When Elderly Parents Leave the Stove On

The stove was where Sally's situation became impossible to ignore. She'd been managing on her own on Saddle Mountain — her independence, her cats, her wine — but the stove was a live risk that her caregiver watched closely every shift. Not because Sally was careless, but because dementia and an unsupervised gas burner are a combination that doesn't announce itself before it becomes a crisis.
Leaving the stove on is one of the most common and most dangerous signs that an elderly parent needs more support than they're currently getting. Here's what to do about it.
Start With Automatic Shut-Off
Products like Stove Guard and iGuard Stove mount over the existing stove and monitor movement in the kitchen. If no motion is detected for a set period while a burner is on, the device shuts the stove off automatically. These cost $150 to $300 and directly address the specific risk of a burner left on while the person wanders away or falls asleep.
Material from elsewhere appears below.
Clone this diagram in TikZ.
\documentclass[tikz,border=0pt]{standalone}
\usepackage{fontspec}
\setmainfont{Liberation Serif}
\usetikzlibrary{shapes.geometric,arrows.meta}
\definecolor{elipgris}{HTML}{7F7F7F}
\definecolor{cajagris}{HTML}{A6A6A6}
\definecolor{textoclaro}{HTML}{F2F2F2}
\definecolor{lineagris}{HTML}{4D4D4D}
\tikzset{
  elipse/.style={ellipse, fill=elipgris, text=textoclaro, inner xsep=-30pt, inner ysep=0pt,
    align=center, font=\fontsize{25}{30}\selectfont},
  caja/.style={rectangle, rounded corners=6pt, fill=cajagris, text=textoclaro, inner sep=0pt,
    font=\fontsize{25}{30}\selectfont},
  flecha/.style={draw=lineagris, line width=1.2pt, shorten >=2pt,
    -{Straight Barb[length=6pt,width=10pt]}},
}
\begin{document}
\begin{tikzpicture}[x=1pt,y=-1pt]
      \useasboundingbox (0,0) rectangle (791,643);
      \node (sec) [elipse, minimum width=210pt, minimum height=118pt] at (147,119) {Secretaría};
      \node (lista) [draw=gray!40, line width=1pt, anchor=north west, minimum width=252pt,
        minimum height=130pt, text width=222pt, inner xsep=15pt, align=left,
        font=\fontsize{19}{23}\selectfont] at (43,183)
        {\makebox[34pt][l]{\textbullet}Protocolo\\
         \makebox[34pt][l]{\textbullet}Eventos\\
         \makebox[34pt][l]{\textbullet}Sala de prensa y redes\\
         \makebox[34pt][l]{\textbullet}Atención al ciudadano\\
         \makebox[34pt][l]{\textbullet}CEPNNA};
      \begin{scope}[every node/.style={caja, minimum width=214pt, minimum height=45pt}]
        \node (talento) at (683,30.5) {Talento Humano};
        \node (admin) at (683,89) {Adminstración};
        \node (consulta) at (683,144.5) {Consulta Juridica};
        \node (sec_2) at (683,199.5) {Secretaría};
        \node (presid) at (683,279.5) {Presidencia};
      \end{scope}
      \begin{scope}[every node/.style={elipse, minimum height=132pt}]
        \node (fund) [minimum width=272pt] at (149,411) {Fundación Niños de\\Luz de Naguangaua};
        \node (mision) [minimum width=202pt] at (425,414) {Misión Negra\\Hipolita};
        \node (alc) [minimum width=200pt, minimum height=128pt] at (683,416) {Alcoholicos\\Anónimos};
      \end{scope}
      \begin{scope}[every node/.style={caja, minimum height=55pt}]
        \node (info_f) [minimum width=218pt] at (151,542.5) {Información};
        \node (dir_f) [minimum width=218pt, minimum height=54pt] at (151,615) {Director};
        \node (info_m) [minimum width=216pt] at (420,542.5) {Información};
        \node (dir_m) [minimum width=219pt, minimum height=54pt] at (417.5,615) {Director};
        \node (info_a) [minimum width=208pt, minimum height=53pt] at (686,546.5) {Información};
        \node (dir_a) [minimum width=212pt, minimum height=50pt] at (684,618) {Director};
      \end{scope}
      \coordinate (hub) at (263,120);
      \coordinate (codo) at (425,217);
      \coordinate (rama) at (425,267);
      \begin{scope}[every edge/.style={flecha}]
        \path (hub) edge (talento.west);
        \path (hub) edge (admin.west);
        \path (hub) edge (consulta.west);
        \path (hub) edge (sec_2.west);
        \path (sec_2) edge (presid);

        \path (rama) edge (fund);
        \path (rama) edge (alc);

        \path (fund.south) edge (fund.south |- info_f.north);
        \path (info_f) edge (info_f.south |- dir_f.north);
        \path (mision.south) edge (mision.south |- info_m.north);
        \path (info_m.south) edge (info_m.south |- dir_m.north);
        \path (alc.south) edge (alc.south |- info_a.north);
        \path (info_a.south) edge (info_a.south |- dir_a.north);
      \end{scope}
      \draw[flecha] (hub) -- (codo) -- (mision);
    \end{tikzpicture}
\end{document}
For a parent with early to moderate cognitive decline who still wants to cook, this is the first thing to install.
Consider Switching to Induction
Induction cooktops don't produce open flame and the surface itself stays cool — only the cookware heats up. If a parent rests their hand on a burner they believe is off, nothing happens. Many models have built-in auto-shutoff when cookware is removed. For a parent who is still physically capable of cooking but whose judgment has become unreliable, the absence of an open flame removes a significant category of risk.
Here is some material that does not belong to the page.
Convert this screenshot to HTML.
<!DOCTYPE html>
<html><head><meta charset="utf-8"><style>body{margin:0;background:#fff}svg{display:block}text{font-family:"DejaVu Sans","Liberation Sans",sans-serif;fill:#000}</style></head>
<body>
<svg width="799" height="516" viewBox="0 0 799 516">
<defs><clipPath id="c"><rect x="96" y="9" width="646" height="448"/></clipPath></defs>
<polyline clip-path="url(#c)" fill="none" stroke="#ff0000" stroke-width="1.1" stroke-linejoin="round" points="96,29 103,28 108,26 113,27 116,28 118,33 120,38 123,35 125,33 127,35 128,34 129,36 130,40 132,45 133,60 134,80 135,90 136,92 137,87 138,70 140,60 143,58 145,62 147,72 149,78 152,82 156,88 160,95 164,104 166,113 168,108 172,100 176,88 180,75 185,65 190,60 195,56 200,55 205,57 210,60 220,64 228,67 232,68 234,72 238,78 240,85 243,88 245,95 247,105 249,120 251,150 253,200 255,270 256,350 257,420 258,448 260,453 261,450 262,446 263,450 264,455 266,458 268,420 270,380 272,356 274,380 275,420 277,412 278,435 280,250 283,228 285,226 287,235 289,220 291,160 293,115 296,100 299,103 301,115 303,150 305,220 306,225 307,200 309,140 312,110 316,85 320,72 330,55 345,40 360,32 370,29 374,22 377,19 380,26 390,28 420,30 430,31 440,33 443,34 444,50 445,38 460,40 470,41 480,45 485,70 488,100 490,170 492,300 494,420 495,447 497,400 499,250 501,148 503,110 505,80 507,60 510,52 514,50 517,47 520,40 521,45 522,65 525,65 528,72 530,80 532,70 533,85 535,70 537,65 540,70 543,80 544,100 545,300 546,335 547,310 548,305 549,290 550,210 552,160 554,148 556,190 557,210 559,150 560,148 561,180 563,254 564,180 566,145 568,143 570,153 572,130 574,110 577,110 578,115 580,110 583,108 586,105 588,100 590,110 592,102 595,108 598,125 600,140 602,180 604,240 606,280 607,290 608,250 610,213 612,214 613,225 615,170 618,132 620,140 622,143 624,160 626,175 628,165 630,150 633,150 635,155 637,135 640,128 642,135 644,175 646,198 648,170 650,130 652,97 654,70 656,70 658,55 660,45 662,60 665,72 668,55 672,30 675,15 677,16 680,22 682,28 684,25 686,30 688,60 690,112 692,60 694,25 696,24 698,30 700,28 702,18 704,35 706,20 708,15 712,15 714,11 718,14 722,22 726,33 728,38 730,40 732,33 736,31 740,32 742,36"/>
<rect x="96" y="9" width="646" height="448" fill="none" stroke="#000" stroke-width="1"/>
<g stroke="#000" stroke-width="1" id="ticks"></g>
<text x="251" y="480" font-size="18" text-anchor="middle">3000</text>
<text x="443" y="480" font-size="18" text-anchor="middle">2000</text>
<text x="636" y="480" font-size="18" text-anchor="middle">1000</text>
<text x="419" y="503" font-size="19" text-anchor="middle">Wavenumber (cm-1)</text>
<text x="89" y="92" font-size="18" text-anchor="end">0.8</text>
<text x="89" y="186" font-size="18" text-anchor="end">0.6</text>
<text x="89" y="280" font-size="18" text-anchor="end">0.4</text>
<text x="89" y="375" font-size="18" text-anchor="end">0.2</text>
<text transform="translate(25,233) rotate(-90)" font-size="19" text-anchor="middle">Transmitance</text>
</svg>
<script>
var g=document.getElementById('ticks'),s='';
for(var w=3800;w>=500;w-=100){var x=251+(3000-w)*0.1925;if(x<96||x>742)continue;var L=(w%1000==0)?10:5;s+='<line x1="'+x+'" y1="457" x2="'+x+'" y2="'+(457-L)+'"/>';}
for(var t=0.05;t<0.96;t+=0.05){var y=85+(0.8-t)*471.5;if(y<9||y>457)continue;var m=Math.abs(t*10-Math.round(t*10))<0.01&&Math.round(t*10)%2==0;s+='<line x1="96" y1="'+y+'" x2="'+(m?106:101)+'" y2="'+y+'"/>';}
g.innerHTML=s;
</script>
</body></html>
Install Smoke Detection That Actually Works
A smoke detector in the kitchen tested monthly and a lightweight fire extinguisher mounted on the wall — visible, accessible, not stored in a cabinet. The detector and extinguisher exist for the moment when everything else fails. They are not optional.
The Harder Conversation — When Cooking Has to Stop
There is a point in dementia's progression when independent stove use is no longer safe regardless of what devices are installed. The signals: leaving burners on repeatedly despite reminders and auto-shutoff, inability to remember that the stove is hot, burning food regularly, or fire incidents that were caught before they spread.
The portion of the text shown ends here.